- Challenge -
Print word for word the first line of the listing below and every line after it, through the line with "import matplotlib.pyplot as plt". Leave out the pictures and the rest.
***
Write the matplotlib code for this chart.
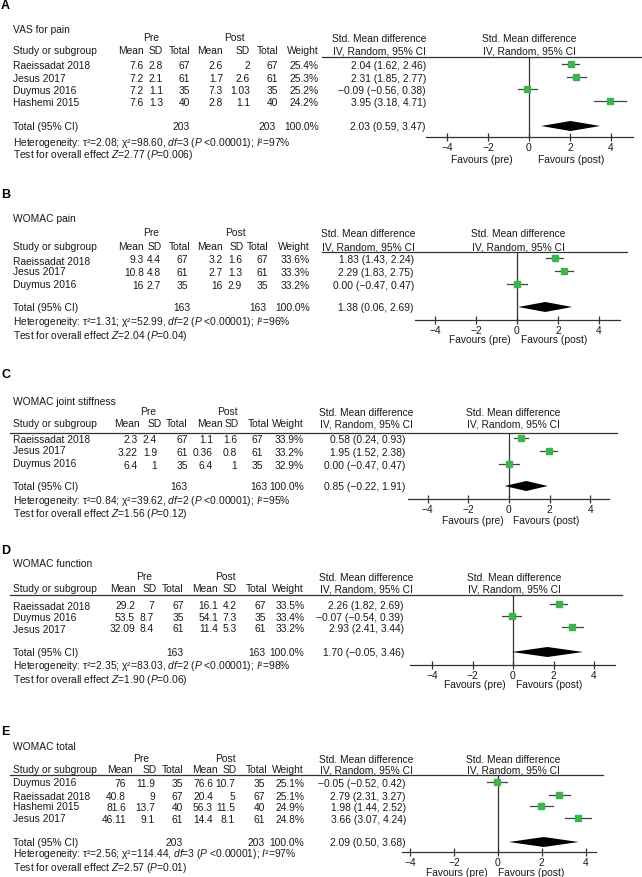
import matplotlib
matplotlib.use("Agg")
import matplotlib.pyplot as plt

plt.rcParams['font.family'] = ['Liberation Sans', 'DejaVu Sans']
plt.rcParams['mathtext.fontset'] = 'custom'
plt.rcParams['mathtext.rm'] = 'Liberation Sans'
plt.rcParams['mathtext.it'] = 'Liberation Sans:italic'
plt.rcParams['mathtext.bf'] = 'Liberation Sans:bold'

# ---------------- data ----------------
# Panel A: VAS for pain
A_title = "VAS for pain"
A_studies = ["Raeissadat 2018", "Jesus 2017", "Duymus 2016", "Hashemi 2015"]
A_pre_mean = [7.6, 7.2, 7.2, 7.6]
A_pre_sd = [2.8, 2.1, 1.1, 1.3]
A_pre_n = [67, 61, 35, 40]
A_post_mean = [2.6, 1.7, 7.3, 2.8]
A_post_sd = [2, 2.6, 1.03, 1.1]
A_post_n = [67, 61, 35, 40]
A_weight = [25.4, 25.3, 25.2, 24.2]
A_smd = [2.04, 2.31, -0.09, 3.95]
A_lo = [1.62, 1.85, -0.56, 3.18]
A_hi = [2.46, 2.77, 0.38, 4.71]
A_pooled = [2.03, 0.59, 3.47]
A_tot = [203, 203]
A_het = ["2.08", "98.60", "3", "97"]
A_z = ["2.77", "0.006"]

# Panel B: WOMAC pain
B_title = "WOMAC pain"
B_studies = ["Raeissadat 2018", "Jesus 2017", "Duymus 2016"]
B_pre_mean = [9.3, 10.8, 16]
B_pre_sd = [4.4, 4.8, 2.7]
B_pre_n = [67, 61, 35]
B_post_mean = [3.2, 2.7, 16]
B_post_sd = [1.6, 1.3, 2.9]
B_post_n = [67, 61, 35]
B_weight = [33.6, 33.3, 33.2]
B_smd = [1.83, 2.29, 0.00]
B_lo = [1.43, 1.83, -0.47]
B_hi = [2.24, 2.75, 0.47]
B_pooled = [1.38, 0.06, 2.69]
B_tot = [163, 163]
B_het = ["1.31", "52.99", "2", "96"]
B_z = ["2.04", "0.04"]

# Panel C: WOMAC joint stiffness
C_title = "WOMAC joint stiffness"
C_studies = ["Raeissadat 2018", "Jesus 2017", "Duymus 2016"]
C_pre_mean = [2.3, 3.22, 6.4]
C_pre_sd = [2.4, 1.9, 1]
C_pre_n = [67, 61, 35]
C_post_mean = [1.1, 0.36, 6.4]
C_post_sd = [1.6, 0.8, 1]
C_post_n = [67, 61, 35]
C_weight = [33.9, 33.2, 32.9]
C_smd = [0.58, 1.95, 0.00]
C_lo = [0.24, 1.52, -0.47]
C_hi = [0.93, 2.38, 0.47]
C_pooled = [0.85, -0.22, 1.91]
C_tot = [163, 163]
C_het = ["0.84", "39.62", "2", "95"]
C_z = ["1.56", "0.12"]

# Panel D: WOMAC function
D_title = "WOMAC function"
D_studies = ["Raeissadat 2018", "Duymus 2016", "Jesus 2017"]
D_pre_mean = [29.2, 53.5, 32.09]
D_pre_sd = [7, 8.7, 8.4]
D_pre_n = [67, 35, 61]
D_post_mean = [16.1, 54.1, 11.4]
D_post_sd = [4.2, 7.3, 5.3]
D_post_n = [67, 35, 61]
D_weight = [33.5, 33.4, 33.2]
D_smd = [2.26, -0.07, 2.93]
D_lo = [1.82, -0.54, 2.41]
D_hi = [2.69, 0.39, 3.44]
D_pooled = [1.70, -0.05, 3.46]
D_tot = [163, 163]
D_het = ["2.35", "83.03", "2", "98"]
D_z = ["1.90", "0.06"]

# Panel E: WOMAC total
E_title = "WOMAC total"
E_studies = ["Duymus 2016", "Raeissadat 2018", "Hashemi 2015", "Jesus 2017"]
E_pre_mean = [76, 40.8, 81.6, 46.11]
E_pre_sd = [11.9, 9, 13.7, 9.1]
E_pre_n = [35, 67, 40, 61]
E_post_mean = [76.6, 20.4, 56.3, 14.4]
E_post_sd = [10.7, 5, 11.5, 8.1]
E_post_n = [35, 67, 40, 61]
E_weight = [25.1, 25.1, 24.9, 24.8]
E_smd = [-0.05, 2.79, 1.98, 3.66]
E_lo = [-0.52, 2.31, 1.44, 3.07]
E_hi = [0.42, 3.27, 2.52, 4.24]
E_pooled = [2.09, 0.50, 3.68]
E_tot = [203, 203]
E_het = ["2.56", "114.44", "3", "97"]
E_z = ["2.57", "0.01"]

x_ticks = [-4, -2, 0, 2, 4]

panels = {
    "A": dict(title=A_title, studies=A_studies, pm=A_pre_mean, psd=A_pre_sd, pn=A_pre_n,
              qm=A_post_mean, qsd=A_post_sd, qn=A_post_n, w=A_weight, smd=A_smd, lo=A_lo,
              hi=A_hi, pooled=A_pooled, tot=A_tot, het=A_het, z=A_z),
    "B": dict(title=B_title, studies=B_studies, pm=B_pre_mean, psd=B_pre_sd, pn=B_pre_n,
              qm=B_post_mean, qsd=B_post_sd, qn=B_post_n, w=B_weight, smd=B_smd, lo=B_lo,
              hi=B_hi, pooled=B_pooled, tot=B_tot, het=B_het, z=B_z),
    "C": dict(title=C_title, studies=C_studies, pm=C_pre_mean, psd=C_pre_sd, pn=C_pre_n,
              qm=C_post_mean, qsd=C_post_sd, qn=C_post_n, w=C_weight, smd=C_smd, lo=C_lo,
              hi=C_hi, pooled=C_pooled, tot=C_tot, het=C_het, z=C_z),
    "D": dict(title=D_title, studies=D_studies, pm=D_pre_mean, psd=D_pre_sd, pn=D_pre_n,
              qm=D_post_mean, qsd=D_post_sd, qn=D_post_n, w=D_weight, smd=D_smd, lo=D_lo,
              hi=D_hi, pooled=D_pooled, tot=D_tot, het=D_het, z=D_z),
    "E": dict(title=E_title, studies=E_studies, pm=E_pre_mean, psd=E_pre_sd, pn=E_pre_n,
              qm=E_post_mean, qsd=E_post_sd, qn=E_post_n, w=E_weight, smd=E_smd, lo=E_lo,
              hi=E_hi, pooled=E_pooled, tot=E_tot, het=E_het, z=E_z),
}

# ---------------- layout (pixels) ----------------
# cols / hcols: right edges of pre mean, pre sd, pre total, post mean, post sd, post total, weight
layout = {
    "A": dict(letter=6, title=30, grp=38, hdr=51, line=58, line_x0=322, line_x1=641,
              names=[66, 79, 91, 103], rows=[66, 79, 91, 103], total=127, het=143, test=155,
              cols=[144, 163, 190, 223, 250, 278, 319],
              hcols=[144, 163, 190, 223, 250, 278, 319], pre_c=151, post_c=234,
              smd_hc=379, smd_r=426, h2=529, ax=(426, 633), axis_y=138, zero=529, unit=20.5,
              fav_y=160, fav_pre=513, fav_post=538),
    "B": dict(letter=195, title=219, grp=233, hdr=247, line=253, line_x0=322, line_x1=627,
              names=[262, 272, 285], rows=[260, 273, 286], total=308, het=323, test=336,
              cols=[144, 161, 188, 223, 242, 268, 310],
              hcols=[144, 162, 190, 223, 244, 268, 310], pre_c=151, post_c=235,
              smd_hc=368, smd_r=414, h2=518, ax=(415, 620), axis_y=321, zero=517, unit=20.5,
              fav_y=340, fav_pre=511, fav_post=521),
    "C": dict(letter=375, title=402, grp=412, hdr=424, line=434, line_x0=10, line_x1=617,
              names=[440, 451, 464], rows=[440, 453, 466], total=487, het=502, test=514,
              cols=[138, 157, 188, 213, 237, 263, 304],
              hcols=[140, 162, 187, 223, 239, 269, 304], pre_c=148, post_c=227,
              smd_hc=366, smd_r=405, h2=513, ax=(408, 609), axis_y=500, zero=509, unit=20.3,
              fav_y=521, fav_pre=504, fav_post=513),
    "D": dict(letter=551, title=564, grp=577, hdr=589, line=596, line_x0=10, line_x1=622,
              names=[607, 618, 630], rows=[606, 618, 629], total=653, het=667, test=680,
              cols=[135, 154, 184, 218, 237, 266, 305],
              hcols=[136, 157, 183, 218, 237, 267, 304], pre_c=144, post_c=225,
              smd_hc=366, smd_r=404, h2=514, ax=(410, 615), axis_y=666, zero=513, unit=20.25,
              fav_y=685, fav_pre=506, fav_post=516),
    "E": dict(letter=732, title=747, grp=759, hdr=770, line=776, line_x0=10, line_x1=603,
              names=[783, 797, 807, 819], rows=[784, 797, 808, 820], total=843, het=855,
              test=868, cols=[126, 155, 183, 213, 235, 265, 304],
              hcols=[133, 157, 183, 218, 237, 267, 304], pre_c=141, post_c=225,
              smd_hc=366, smd_r=406, h2=513, ax=(402, 596), axis_y=853, zero=498, unit=21.9,
              fav_y=873, fav_pre=488, fav_post=498),
}

W, H = 642, 878
FS = 7.4
TXT = "#1a1a1a"
GREEN = "#3cb54a"

fig = plt.figure(figsize=(W / 100, H / 100), dpi=100)
bg = fig.add_axes([0, 0, 1, 1])
bg.set_xlim(0, W)
bg.set_ylim(H, 0)
bg.axis("off")


def fmt(v):
    return f"{v:g}"


def fci(v):
    return f"{v:.2f}".replace("-", "\u2212")


def t(x, y, s, ha="left", **kw):
    bg.text(x, y, s, ha=ha, va="center", fontsize=FS, color=TXT, **kw)


for key, d in panels.items():
    L = layout[key]
    bg.text(1, L["letter"], key, ha="left", va="center", fontsize=9, fontweight="bold", color="black")
    t(13, L["title"], d["title"])
    t(L["pre_c"], L["grp"], "Pre", ha="center")
    t(L["post_c"], L["grp"], "Post", ha="center")
    t(13, L["hdr"], "Study or subgroup")
    c = L["cols"]
    hc = L["hcols"]
    for cx, lab in zip(hc, ["Mean", "SD", "Total", "Mean", "SD", "Total", "Weight"]):
        t(cx, L["hdr"], lab, ha="right")
    t(L["smd_hc"], L["grp"] + 1, "Std. Mean difference", ha="center")
    t(L["smd_hc"], L["hdr"] + 1, "IV, Random, 95% CI", ha="center")
    t(L["h2"], L["grp"] + 1, "Std. Mean difference", ha="center")
    t(L["h2"], L["hdr"] + 1, "IV, Random, 95% CI", ha="center")
    bg.plot([L["line_x0"], L["line_x1"]], [L["line"], L["line"]], color="#333333", lw=0.9)

    for i, name in enumerate(d["studies"]):
        y = L["rows"][i]
        t(13, L["names"][i], name)
        vals = [fmt(d["pm"][i]), fmt(d["psd"][i]), str(d["pn"][i]), fmt(d["qm"][i]),
                fmt(d["qsd"][i]), str(d["qn"][i]), f"{d['w'][i]:.1f}%"]
        for cx, v in zip(c, vals):
            t(cx, y, v, ha="right")
        t(L["smd_r"], y, f"{fci(d['smd'][i])} ({fci(d['lo'][i])}, {fci(d['hi'][i])})", ha="right")

    t(13, L["total"], "Total (95% CI)")
    t(hc[2], L["total"], str(d["tot"][0]), ha="right")
    t(hc[5] - 2, L["total"], str(d["tot"][1]), ha="right")
    t(hc[6], L["total"], "100.0%", ha="right")
    p = d["pooled"]
    t(L["smd_r"], L["total"], f"{fci(p[0])} ({fci(p[1])}, {fci(p[2])})", ha="right")
    h = d["het"]
    t(13, L["het"] - 0.5, "Heterogeneity: \u03c4\u00b2=" + h[0] + "; \u03c7\u00b2=" + h[1] + r", $df$=" + h[2]
      + r" ($P$ <0.00001); $I$" + "\u00b2=" + h[3] + "%")
    t(13, L["test"] + 0.5, r"Test for overall effect $Z$=" + d["z"][0] + r" ($P$=" + d["z"][1] + ")")

    # forest plot axes
    x0, x1 = L["ax"]
    axis_y = L["axis_y"]
    ax = fig.add_axes([x0 / W, 1 - axis_y / H, (x1 - x0) / W, (axis_y - L["line"]) / H])
    ax.set_xlim((x0 - L["zero"]) / L["unit"], (x1 - L["zero"]) / L["unit"])
    ax.set_ylim(axis_y, L["line"])
    ax.patch.set_alpha(0)
    for s in ["top", "right", "left"]:
        ax.spines[s].set_visible(False)
    ax.spines["bottom"].set_color("#333333")
    ax.spines["bottom"].set_linewidth(0.9)
    ax.set_yticks([])
    ax.set_xticks(x_ticks)
    ax.set_xticklabels([str(v).replace("-", "\u2212") for v in x_ticks])
    ax.tick_params(axis="x", direction="inout", length=6, width=0.9, pad=0.3,
                   labelsize=FS, colors="#333333", labelcolor=TXT)
    ax.axvline(0, color="#333333", lw=0.9)
    for i in range(len(d["studies"])):
        y = L["rows"][i] - 1
        ax.plot([d["lo"][i], d["hi"][i]], [y, y], color="#444444", lw=0.9, zorder=2)
        ax.plot([d["smd"][i]], [y], marker="s", ms=4.0, color=GREEN, mec=GREEN, zorder=3)
    ty = L["total"]
    ax.fill([p[1], p[0], p[2], p[0]], [ty, ty - 5, ty, ty + 5], color="black", lw=0, zorder=3)

    bg.text(L["fav_pre"], L["fav_y"], "Favours (pre)", ha="right", va="center", fontsize=FS, color=TXT)
    bg.text(L["fav_post"], L["fav_y"], "Favours (post)", ha="left", va="center", fontsize=FS, color=TXT)

fig.savefig("out.png", dpi=100)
***
- Exercise output -
Write the matplotlib code for this chart.
import matplotlib
matplotlib.use("Agg")
import matplotlib.pyplot as plt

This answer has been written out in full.